**DATA SHOWN:**

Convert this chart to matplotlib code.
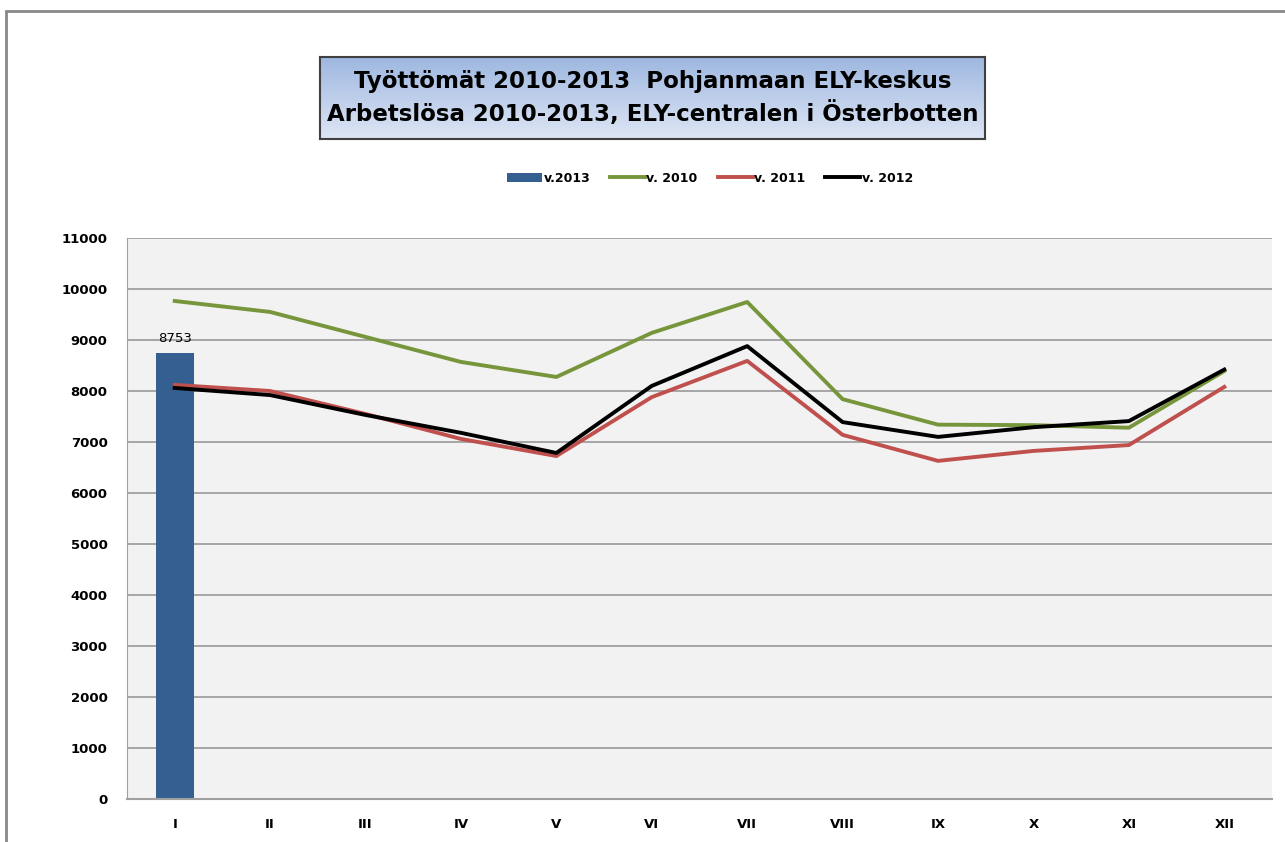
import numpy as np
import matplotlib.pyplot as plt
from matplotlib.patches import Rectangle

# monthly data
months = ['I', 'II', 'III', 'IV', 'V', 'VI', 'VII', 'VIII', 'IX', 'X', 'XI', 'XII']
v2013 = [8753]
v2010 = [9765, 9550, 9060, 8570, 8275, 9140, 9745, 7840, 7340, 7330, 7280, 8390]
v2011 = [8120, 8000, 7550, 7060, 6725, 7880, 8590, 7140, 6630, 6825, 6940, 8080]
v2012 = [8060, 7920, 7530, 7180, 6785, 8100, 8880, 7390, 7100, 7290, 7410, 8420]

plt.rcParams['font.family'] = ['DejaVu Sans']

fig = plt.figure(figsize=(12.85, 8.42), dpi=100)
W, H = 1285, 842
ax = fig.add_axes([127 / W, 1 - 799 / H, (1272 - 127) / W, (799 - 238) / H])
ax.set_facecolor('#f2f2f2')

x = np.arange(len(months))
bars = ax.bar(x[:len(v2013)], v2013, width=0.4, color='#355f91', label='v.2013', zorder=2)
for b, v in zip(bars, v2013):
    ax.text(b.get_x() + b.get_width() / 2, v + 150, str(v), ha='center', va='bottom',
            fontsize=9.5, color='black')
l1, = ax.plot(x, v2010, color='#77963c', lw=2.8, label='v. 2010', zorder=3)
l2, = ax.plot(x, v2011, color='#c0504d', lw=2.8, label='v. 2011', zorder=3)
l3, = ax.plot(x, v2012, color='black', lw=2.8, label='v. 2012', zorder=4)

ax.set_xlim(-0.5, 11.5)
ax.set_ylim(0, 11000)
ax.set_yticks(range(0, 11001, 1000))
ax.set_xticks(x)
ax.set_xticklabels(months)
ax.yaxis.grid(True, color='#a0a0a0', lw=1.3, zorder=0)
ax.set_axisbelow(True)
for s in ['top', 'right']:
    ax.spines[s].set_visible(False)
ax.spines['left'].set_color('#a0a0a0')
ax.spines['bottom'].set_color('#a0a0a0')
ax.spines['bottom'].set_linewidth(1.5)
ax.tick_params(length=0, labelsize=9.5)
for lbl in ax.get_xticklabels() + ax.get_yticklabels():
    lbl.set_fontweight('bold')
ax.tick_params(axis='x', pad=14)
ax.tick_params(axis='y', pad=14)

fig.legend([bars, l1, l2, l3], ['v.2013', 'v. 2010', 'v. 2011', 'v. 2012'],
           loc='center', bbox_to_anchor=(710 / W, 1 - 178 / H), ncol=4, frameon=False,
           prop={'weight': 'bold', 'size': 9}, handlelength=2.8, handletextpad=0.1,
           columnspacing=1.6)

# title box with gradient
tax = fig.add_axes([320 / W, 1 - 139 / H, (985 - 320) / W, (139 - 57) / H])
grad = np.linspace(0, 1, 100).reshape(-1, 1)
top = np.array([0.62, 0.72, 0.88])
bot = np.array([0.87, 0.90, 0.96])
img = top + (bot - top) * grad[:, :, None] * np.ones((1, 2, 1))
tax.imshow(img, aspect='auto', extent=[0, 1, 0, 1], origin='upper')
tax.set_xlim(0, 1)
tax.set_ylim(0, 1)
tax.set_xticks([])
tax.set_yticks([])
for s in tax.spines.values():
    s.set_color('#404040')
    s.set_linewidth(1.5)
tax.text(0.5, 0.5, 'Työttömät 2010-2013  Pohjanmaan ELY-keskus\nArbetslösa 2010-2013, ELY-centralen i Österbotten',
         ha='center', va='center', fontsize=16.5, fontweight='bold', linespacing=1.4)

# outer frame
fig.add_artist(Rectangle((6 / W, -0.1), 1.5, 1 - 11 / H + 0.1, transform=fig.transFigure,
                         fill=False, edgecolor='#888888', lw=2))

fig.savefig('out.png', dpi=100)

==

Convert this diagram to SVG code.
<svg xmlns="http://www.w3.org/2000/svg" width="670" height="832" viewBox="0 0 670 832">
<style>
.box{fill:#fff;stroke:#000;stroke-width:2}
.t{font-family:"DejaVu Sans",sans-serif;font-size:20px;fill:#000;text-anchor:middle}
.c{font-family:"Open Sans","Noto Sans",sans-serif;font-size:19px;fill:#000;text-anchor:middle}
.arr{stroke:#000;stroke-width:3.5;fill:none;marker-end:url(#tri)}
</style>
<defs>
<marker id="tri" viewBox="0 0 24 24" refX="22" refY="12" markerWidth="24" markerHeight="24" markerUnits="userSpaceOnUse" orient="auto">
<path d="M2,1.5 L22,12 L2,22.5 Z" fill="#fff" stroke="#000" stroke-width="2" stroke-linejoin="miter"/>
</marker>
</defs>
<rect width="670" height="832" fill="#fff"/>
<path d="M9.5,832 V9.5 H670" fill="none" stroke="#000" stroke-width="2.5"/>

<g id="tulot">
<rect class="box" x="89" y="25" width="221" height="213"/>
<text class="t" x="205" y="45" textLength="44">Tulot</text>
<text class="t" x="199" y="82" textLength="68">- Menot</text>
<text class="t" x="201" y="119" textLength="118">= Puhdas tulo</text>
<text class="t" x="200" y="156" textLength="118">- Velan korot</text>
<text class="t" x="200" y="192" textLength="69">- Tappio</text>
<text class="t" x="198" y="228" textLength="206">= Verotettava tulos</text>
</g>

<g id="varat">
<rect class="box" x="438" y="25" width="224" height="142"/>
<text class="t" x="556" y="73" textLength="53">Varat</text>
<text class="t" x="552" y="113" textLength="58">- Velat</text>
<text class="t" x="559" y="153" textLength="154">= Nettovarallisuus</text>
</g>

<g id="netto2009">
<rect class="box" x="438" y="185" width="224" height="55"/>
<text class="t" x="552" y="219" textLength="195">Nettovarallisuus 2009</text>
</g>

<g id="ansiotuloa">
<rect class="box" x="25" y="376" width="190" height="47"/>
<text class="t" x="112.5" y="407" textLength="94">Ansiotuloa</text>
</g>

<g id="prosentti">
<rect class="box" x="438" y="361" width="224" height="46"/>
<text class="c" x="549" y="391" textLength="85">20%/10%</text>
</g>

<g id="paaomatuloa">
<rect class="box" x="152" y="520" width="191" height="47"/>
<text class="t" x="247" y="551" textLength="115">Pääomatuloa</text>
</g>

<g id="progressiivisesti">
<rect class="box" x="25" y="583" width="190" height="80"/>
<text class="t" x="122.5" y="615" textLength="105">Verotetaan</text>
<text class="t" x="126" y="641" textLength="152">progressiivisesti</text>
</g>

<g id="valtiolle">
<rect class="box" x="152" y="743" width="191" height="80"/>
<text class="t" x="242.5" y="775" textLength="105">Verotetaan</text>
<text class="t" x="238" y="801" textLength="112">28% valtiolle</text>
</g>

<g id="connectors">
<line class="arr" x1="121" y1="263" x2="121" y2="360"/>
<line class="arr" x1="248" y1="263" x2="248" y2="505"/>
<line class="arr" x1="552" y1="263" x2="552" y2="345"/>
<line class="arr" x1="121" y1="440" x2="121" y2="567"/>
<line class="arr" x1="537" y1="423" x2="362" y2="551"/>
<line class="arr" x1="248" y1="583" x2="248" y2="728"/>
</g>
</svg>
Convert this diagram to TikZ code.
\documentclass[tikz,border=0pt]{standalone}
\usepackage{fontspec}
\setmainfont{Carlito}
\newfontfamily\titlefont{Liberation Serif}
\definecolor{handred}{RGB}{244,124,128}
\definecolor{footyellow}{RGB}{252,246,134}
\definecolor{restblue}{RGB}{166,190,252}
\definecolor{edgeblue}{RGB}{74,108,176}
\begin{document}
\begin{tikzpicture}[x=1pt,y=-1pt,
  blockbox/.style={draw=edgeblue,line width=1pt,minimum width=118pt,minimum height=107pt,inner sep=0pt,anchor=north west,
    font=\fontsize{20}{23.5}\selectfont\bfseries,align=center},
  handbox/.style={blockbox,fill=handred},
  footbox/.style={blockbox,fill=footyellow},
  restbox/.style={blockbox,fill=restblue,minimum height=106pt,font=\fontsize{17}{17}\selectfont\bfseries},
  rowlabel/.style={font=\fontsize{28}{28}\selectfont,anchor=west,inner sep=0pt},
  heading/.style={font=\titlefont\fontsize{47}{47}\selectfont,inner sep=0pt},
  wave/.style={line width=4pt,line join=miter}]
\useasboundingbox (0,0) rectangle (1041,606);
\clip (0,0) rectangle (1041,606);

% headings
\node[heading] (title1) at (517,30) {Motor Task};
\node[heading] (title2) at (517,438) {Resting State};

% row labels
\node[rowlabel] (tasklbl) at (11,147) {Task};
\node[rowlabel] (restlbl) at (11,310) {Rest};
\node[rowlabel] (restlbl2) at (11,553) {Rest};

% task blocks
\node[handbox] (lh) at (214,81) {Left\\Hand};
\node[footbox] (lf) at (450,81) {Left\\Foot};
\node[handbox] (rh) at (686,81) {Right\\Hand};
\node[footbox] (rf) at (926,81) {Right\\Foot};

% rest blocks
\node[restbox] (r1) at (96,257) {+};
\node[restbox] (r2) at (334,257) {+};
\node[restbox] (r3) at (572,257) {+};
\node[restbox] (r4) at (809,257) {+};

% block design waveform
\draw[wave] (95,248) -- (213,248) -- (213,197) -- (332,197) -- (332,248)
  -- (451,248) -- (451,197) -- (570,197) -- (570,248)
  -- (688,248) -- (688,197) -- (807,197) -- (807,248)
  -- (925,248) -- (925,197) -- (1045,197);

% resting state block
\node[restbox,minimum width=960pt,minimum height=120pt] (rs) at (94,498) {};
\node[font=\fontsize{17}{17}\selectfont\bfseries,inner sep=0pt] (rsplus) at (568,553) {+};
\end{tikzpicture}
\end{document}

**BRIEF:** Using the entries above, transcribe every line from the line containing "Convert this chart to matplotlib code." through the line containing "from matplotlib.patches import Rectangle". Do not copy pictures.

**EXERCISE RESPONSE:**
Convert this chart to matplotlib code.
import numpy as np
import matplotlib.pyplot as plt
from matplotlib.patches import Rectangle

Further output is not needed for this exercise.